Diana Berg is a passionate spirits professional with over 15 years of experience in Chicago, IL. Her career started at a small tiki bar and she has since worked for many esteemed chefs and cocktail bars such as: Autre Monde, The Purple Pig, Girl & The Goat, Vol. 39 and Sparrow.
The biggest achievement I’d like to personally achieve in the rum industry is to get people to understand the simplistic beauty of a daiquiri. You’d be surprised to hear how many people think they’re going to get a sweet frozen blend, reminiscent of a 90’s Corporate chain.
In the end: Sugar+Lime+Rum= Delicious!!!!
The thing that makes me want to continue in the rum industry is the diversity of styles and flavors of rum. It’s such a broad category. Each island/region offers its own special nuanced spirit.
There is a great opportunity for the rum category to grow into the mainstream. Maison Ferrand is a perfect example of a company that is on the forefront of this. Their love for the spirit combined with their innovation produces a lineup that showcases rum as a viable spirit. Let’s not forget the amazing cognacs they produce too.
In the next five years, I think that the resurgence of Tiki will die down and consumers will be more interested in luxury sipping rums. America’s love for whisky is finding a shortage and I think that whisky drinkers will turn to elegant aged rums to satisfy their fix. Appleton Estate 21 is one of the calls from guests that makes me believe this is the future trend.
I think growing the category of aged rums with age statements will boost the premium category of rum. Not that aged longer is better; but in the eyes of the consumer, I think that people associate age with luxury. Standardization of the rum category will also help.
a. Sipping a premium rum for the 1st time
Zaya
b. Likes Scotch Whisky
Dictador 12 year
c. Likes Bourbon
Foursquare Port Cask
d. Likes Gin or Vodka
Drink a daiquiri with an easy, quaffable rum like Cana Brava
e. Likes Cognac
Plantation Lost Lake
Christine Tully and John Aranza from Autre Monde in Berwyn have helped me to think outside of the box. It was through their love for hospitality and all things food and beverage that helped me to realize and grow my own (love).
Our head bartender at Sparrow, Paul Day was instrumental in growing my rum knowledge. He’s an all-around hardworking, easy going and knowledgeable dude.
Peter Vestinos showed me the beauty of working behind a well-designed bar with balanced and dynamic cocktails. Riffs on the classics in the most creative ways.

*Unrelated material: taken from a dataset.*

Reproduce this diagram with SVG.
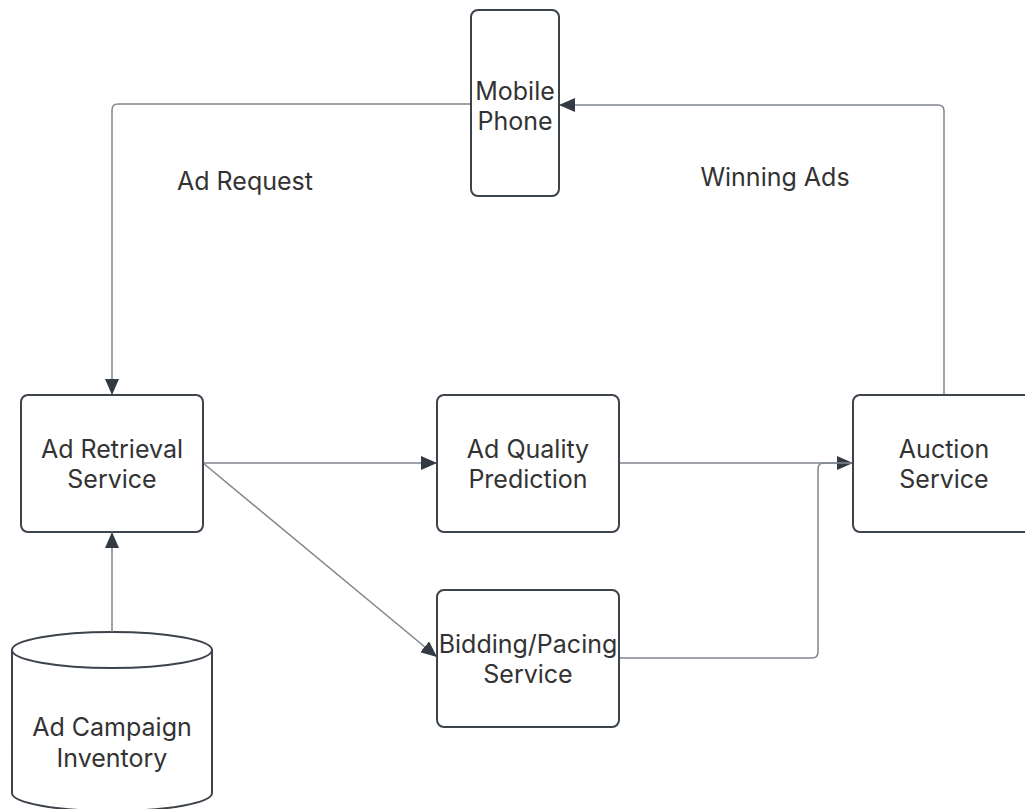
<svg xmlns="http://www.w3.org/2000/svg" width="1025" height="809" viewBox="0 0 1025 809">
<defs>
<marker id="arr" viewBox="0 0 16 14" refX="16" refY="7" markerWidth="16" markerHeight="14" markerUnits="userSpaceOnUse" orient="auto">
<path d="M0,0 L16,7 L0,14 Z" fill="#333a43"/>
</marker>
<style>
.node{fill:#fff;stroke:#3d434b;stroke-width:2}
.lbl{font-family:Inter,"Liberation Sans",sans-serif;font-size:25px;fill:#333;text-anchor:middle}
.con{fill:none;stroke:#80868e;stroke-width:1.5}
</style>
</defs>
<rect width="1025" height="809" fill="#fff"/>
<g id="connectors">
<path class="con" d="M471,104 H118 Q112,104 112,110 V395" marker-end="url(#arr)"/>
<path class="con" d="M944,395 V111 Q944,105 938,105 H559" marker-end="url(#arr)"/>
<path class="con" d="M203,463 H437" marker-end="url(#arr)"/>
<path class="con" d="M203,463 L437,657" marker-end="url(#arr)"/>
<path class="con" d="M619,463 H853" marker-end="url(#arr)"/>
<path class="con" d="M620,658 H812 Q818,658 818,652 V469 Q818,463 824,463 H853"/>
<text class="lbl" x="245" y="190">Ad Request</text>
<text class="lbl" x="775" y="186">Winning Ads</text>
</g>
<g id="mobile-phone">
<rect class="node" x="471" y="10" width="88" height="186" rx="7"/>
<text class="lbl" x="515" y="100">Mobile</text>
<text class="lbl" x="515" y="130">Phone</text>
</g>
<g id="ad-retrieval">
<rect class="node" x="21" y="395" width="182" height="137" rx="7"/>
<text class="lbl" x="112" y="458">Ad Retrieval</text>
<text class="lbl" x="112" y="488">Service</text>
</g>
<g id="ad-quality">
<rect class="node" x="437" y="395" width="182" height="137" rx="7"/>
<text class="lbl" x="528" y="458">Ad Quality</text>
<text class="lbl" x="528" y="488">Prediction</text>
</g>
<g id="auction">
<rect class="node" x="853" y="395" width="182" height="137" rx="7"/>
<text class="lbl" x="944" y="458">Auction</text>
<text class="lbl" x="944" y="488">Service</text>
</g>
<g id="bidding">
<rect class="node" x="437" y="590" width="182" height="137" rx="7"/>
<text class="lbl" x="528" y="653">Bidding/Pacing</text>
<text class="lbl" x="528" y="683">Service</text>
</g>
<g id="inventory">
<path class="node" d="M12,650 A100,18 0 0 1 212,650 V793 A100,18 0 0 1 12,793 Z"/>
<path class="node" d="M12,650 A100,18 0 0 0 212,650" fill="none"/>
<line class="con" x1="112" y1="632" x2="112" y2="532" marker-end="url(#arr)"/>
<text class="lbl" x="112" y="736">Ad Campaign</text>
<text class="lbl" x="112" y="767">Inventory</text>
</g>
</svg>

I’m going to be a first time Mom in the end of May. Checking that off my bucket list and hoping to raise a beautiful, intelligent and excellent human being.
I’m also travelling to Italy and Greece for my best friend’s wedding. I’ve never been and have been dying to go. I’ll be drinking assyrtiko with my toes in the sand!
Really, I like living everyday like I’m checking something off of my bucket list.